In memoriam Professor Erik Charles Fudge

written by Keith Brown (University of Cambridge) and Nigel Vincent (University of Manchester)

We are sorry to report the passing of Erik Charles Fudge, member of the Society throughout his career and a member of Council from 1980-83. His first degree was in mathematics and modern and medieval languages at the University of Cambridge (1955). After graduating he spent some years as a school teacher, before moving to Indiana University to take part in a project on machine translation and information retrieval. He returned to Cambridge to undertake a PhD in linguistics (awarded in 1967), and in 1965 joined the newly formed Department of General Linguistics in Edinburgh as a lecturer in Phonology. In 1968 he was back in Cambridge, this time as lecturer in Phonetics and Phonology, before taking up the foundational chair in Linguistics at the University of Hull in 1974. During his time there he also served as editor of Journal of Linguistics (1979-84). The Hull department was a victim of the 1980’s university cuts and in 1988 he moved to a chair in Linguistic Science at the University of Reading where he remained until his retirement in 1999. A lifelong committed Christian, he had served as a lay reader in the Church of England from the 1960’s and was ordained priest in 1994.

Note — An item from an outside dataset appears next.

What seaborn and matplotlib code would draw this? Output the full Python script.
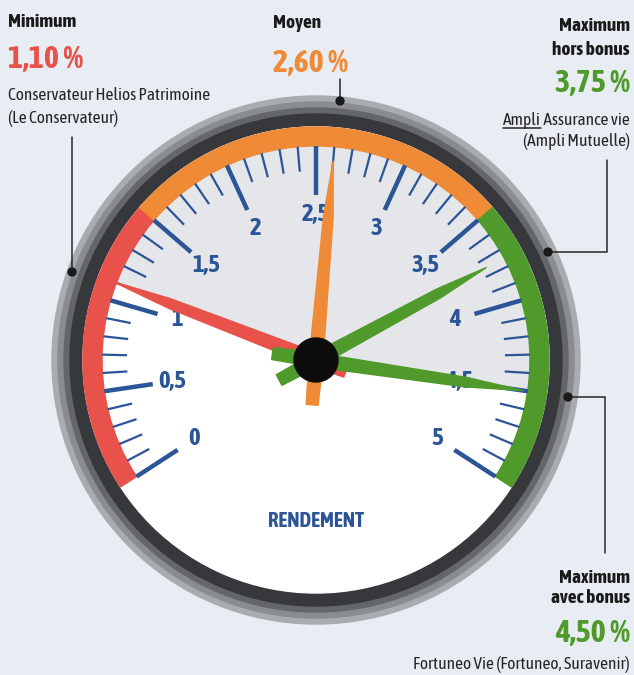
import numpy as np
import matplotlib
matplotlib.use("Agg")
import matplotlib.pyplot as plt
from matplotlib import font_manager as fm
from matplotlib.patches import Wedge, Circle, Polygon
import seaborn as sns

# ---- data ----
scale_min, scale_max = 0.0, 5.0
major_ticks = [0.0, 0.5, 1.0, 1.5, 2.0, 2.5, 3.0, 3.5, 4.0, 4.5, 5.0]
tick_labels = ["0", "0,5", "1", "1,5", "2", "2,5", "3", "3,5", "4", "4,5", "5"]
zone_bounds = [0.0, 1.5, 3.5, 5.0]
rate_labels = ["Minimum", "Moyen", "Maximum\nhors bonus", "Maximum\navec bonus"]
rate_values = [1.10, 2.60, 3.75, 4.50]
rate_text = ["1,10 %", "2,60 %", "3,75 %", "4,50 %"]
products = ["Conservateur Helios Patrimoine\n(Le Conservateur)", "",
            "Ampli Assurance vie\n(Ampli Mutuelle)",
            "Fortuneo Vie (Fortuneo, Suravenir)"]
gauge_title = "RENDEMENT"

# ---- style ----
RED, ORANGE, GREEN = "#e8524a", "#ef8a36", "#4f9a2a"
BLUE = "#2c5597"
zone_colors = [RED, ORANGE, GREEN]
needle_colors = [RED, ORANGE, GREEN, GREEN]
needle_len = [218, 200, 194, 210]
needle_tail = [32, 45, 42, 44]

sns.set_theme(style="white")

# condensed font files (bold + regular of the same family if possible)
_rank = {"ultra-condensed": 0, "extra-condensed": 1, "condensed": 2, "semi-condensed": 3}


def _w(w):
    return w if isinstance(w, (int, float)) else fm.weight_dict.get(w, 400)


_cands = [f for f in fm.fontManager.ttflist
          if (f.stretch in _rank or any(k in f.fname.lower() for k in ("condensed", "narrow")))
          and f.style == "normal"
          and "mono" not in f.name.lower() and "serif" not in f.name.lower()]


def _pick(target, same_name=None):
    pool = [f for f in _cands if same_name is None or f.name == same_name]
    pool = sorted(pool, key=lambda f: (abs(_w(f.weight) - target),
                                       abs(_rank.get(f.stretch, 2) - 2), f.name))
    return pool[0] if pool else None


_bold = _pick(700)
if _bold is not None and _w(_bold.weight) < 600:
    _bold = None
_reg = None
if _bold is not None:
    _reg = _pick(400, _bold.name)
    if _reg is not None and not 300 <= _w(_reg.weight) <= 500:
        _reg = None
if _reg is None:
    _reg = _pick(400)
FP_REG = fm.FontProperties(fname=_reg.fname) if _reg else fm.FontProperties(family="Roboto")
FP_BOLD = (fm.FontProperties(fname=_bold.fname) if _bold
           else fm.FontProperties(family="Roboto", weight="bold"))

W, H = 634, 675
fig = plt.figure(figsize=(W / 100, H / 100), dpi=100)
fig.patch.set_facecolor("#e7edf2")
ax = fig.add_axes([0, 0, 1, 1])
ax.set_xlim(0, W)
ax.set_ylim(0, H)
ax.axis("off")
renderer = fig.canvas.get_renderer()


def fit(text, width_px, max_size, fp):
    """font size giving the wanted rendered width, capped"""
    t = ax.text(0, 0, text, fontproperties=fp, fontsize=20)
    w = t.get_window_extent(renderer).width
    t.remove()
    return min(max_size, 20 * width_px / w)


LABEL_SIZE = fit("Maximum", 71, 14.5, FP_BOLD)
VALUE_SIZE = fit("2,60 %", 77, 23, FP_BOLD)
DESC_SIZE = fit("Conservateur Helios Patrimoine", 203, 14.5, FP_REG)
TICK_SIZE = fit("1,5", 28, 19, FP_BOLD)
TITLE_SIZE = fit(gauge_title, 96, 16, FP_BOLD)


def Y(py):
    return H - py


cx, cy = 316, Y(360)
A0, A1 = 213.0, -33.0


def ang(v):
    return A0 - (A0 - A1) * (v - scale_min) / (scale_max - scale_min)


# bezel
for r, c in [(264, "#a9acaf"), (258, "#8a8d90"), (252, "#646769"), (246, "#36383b")]:
    ax.add_patch(Circle((cx, cy), r, color=c, zorder=1))

# face: white with grey sector between min and max
ax.add_patch(Circle((cx, cy), 233, color="white", zorder=2))
ax.add_patch(Wedge((cx, cy), 233, ang(rate_values[3]), ang(rate_values[0]),
                   color="#e4e6e9", zorder=2))

# coloured zones
for lo, hi, c in zip(zone_bounds[:-1], zone_bounds[1:], zone_colors):
    ax.add_patch(Wedge((cx, cy), 233, ang(hi), ang(lo), width=19, color=c, zorder=2.5))

# ticks
for v in np.round(np.arange(scale_min, scale_max + 0.001, 0.1), 1):
    major = any(abs(v - m) < 1e-6 for m in major_ticks)
    t = np.radians(ang(v))
    r0, r1 = (214, 165) if major else (214, 189)
    ax.plot([cx + r0 * np.cos(t), cx + r1 * np.cos(t)],
            [cy + r0 * np.sin(t), cy + r1 * np.sin(t)],
            color=BLUE, lw=3.2 if major else 1.6, solid_capstyle="butt", zorder=3)

for v, lab in zip(major_ticks, tick_labels):
    t = np.radians(ang(v))
    ax.text(cx + 145 * np.cos(t), cy + 145 * np.sin(t), lab, ha="center", va="center",
            color=BLUE, fontproperties=FP_BOLD, fontsize=TICK_SIZE, zorder=3)

ax.text(cx, Y(527), gauge_title, ha="center", va="baseline", color=BLUE,
        fontproperties=FP_BOLD, fontsize=TITLE_SIZE, zorder=3)

# needles
for v, c, L, tl in zip(rate_values, needle_colors, needle_len, needle_tail):
    t = np.radians(ang(v))
    u = np.array([np.cos(t), np.sin(t)])
    n = np.array([-np.sin(t), np.cos(t)])
    c0 = np.array([cx, cy])
    pts = [c0 - tl * u + 6 * n, c0 + 7 * n, c0 + 0.72 * L * u + 4.8 * n, c0 + L * u,
           c0 + 0.72 * L * u - 4.8 * n, c0 - 7 * n, c0 - tl * u - 6 * n]
    ax.add_patch(Polygon(pts, closed=True, color=c, zorder=4))
ax.add_patch(Circle((cx, cy), 22, color="#0c0c0c", zorder=5))

# annotation blocks
blocks = [
    dict(x=8, ha="left", lab_y=[27], val_y=68, prod_y=[100, 123]),
    dict(x=273, ha="left", lab_y=[28], val_y=72, prod_y=[]),
    dict(x=630, ha="right", lab_y=[31, 55], val_y=92, prod_y=[125, 146]),
    dict(x=630, ha="right", lab_y=[583, 603], val_y=642, prod_y=[669]),
]
TXT = "#262626"
for i, b in enumerate(blocks):
    for line, yy in zip(rate_labels[i].split("\n"), b["lab_y"]):
        ax.text(b["x"], Y(yy), line, ha=b["ha"], va="baseline", color="#1a1a1a",
                fontproperties=FP_BOLD, fontsize=LABEL_SIZE)
    ax.text(b["x"], Y(b["val_y"]), rate_text[i], ha=b["ha"], va="baseline",
            color=needle_colors[i], fontproperties=FP_BOLD, fontsize=VALUE_SIZE)
    plines = products[i].split("\n") if products[i] else []
    for j, (line, yy) in enumerate(zip(plines, b["prod_y"])):
        if i == 2 and j == 0:
            rest = ax.text(b["x"], Y(yy), line[len("Ampli"):], ha="right", va="baseline",
                           color=TXT, fontproperties=FP_REG, fontsize=DESC_SIZE)
            bb = rest.get_window_extent(renderer).transformed(ax.transData.inverted())
            am = ax.text(bb.x0, Y(yy), "Ampli", ha="right", va="baseline",
                         color=TXT, fontproperties=FP_REG, fontsize=DESC_SIZE)
            ab = am.get_window_extent(renderer).transformed(ax.transData.inverted())
            ax.plot([ab.x0, ab.x1], [Y(yy + 3), Y(yy + 3)], color=TXT, lw=1.1)
        else:
            ax.text(b["x"], Y(yy), line, ha=b["ha"], va="baseline", color=TXT,
                    fontproperties=FP_REG, fontsize=DESC_SIZE)

# connectors
LC = "#262626"
ax.plot([72, 72], [Y(137), Y(272)], color=LC, lw=1.1, zorder=6)
ax.plot([340, 340], [Y(79), Y(101)], color=LC, lw=1.1, zorder=6)
ax.plot([607, 607, 548], [Y(160), Y(252), Y(252)], color=LC, lw=1.1, zorder=6)
ax.plot([568, 605, 605], [Y(397), Y(397), Y(553)], color=LC, lw=1.1, zorder=6)
dots_x = [72, 340, 548, 568]
dots_y = [Y(272), Y(101), Y(252), Y(397)]
sns.scatterplot(x=dots_x, y=dots_y, ax=ax, s=45, color="#1a1a1a", edgecolor="none",
                zorder=7, legend=False)
ax.set_xlim(0, W)
ax.set_ylim(0, H)
ax.axis("off")

fig.savefig("out.png", dpi=100, facecolor=fig.get_facecolor())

The main focus of his research was syllable structure and word stress, as evidenced in a string of journal articles and his book English Word Stress (Allen & Unwin, 1984). He took a wide-ranging view of the relevance of different theoretical approaches to the study of language in general and phonology in particular, as can be seen in the volume he compiled for the Penguin Modern Linguistics series Phonology: Selected Readings (1973). He was the section editor for Phonology in the first edition of Encyclopedia of Language and Linguistics (Pergamon Press, 1993) and for Language and Religion in the second edition (Elsevier, 2006).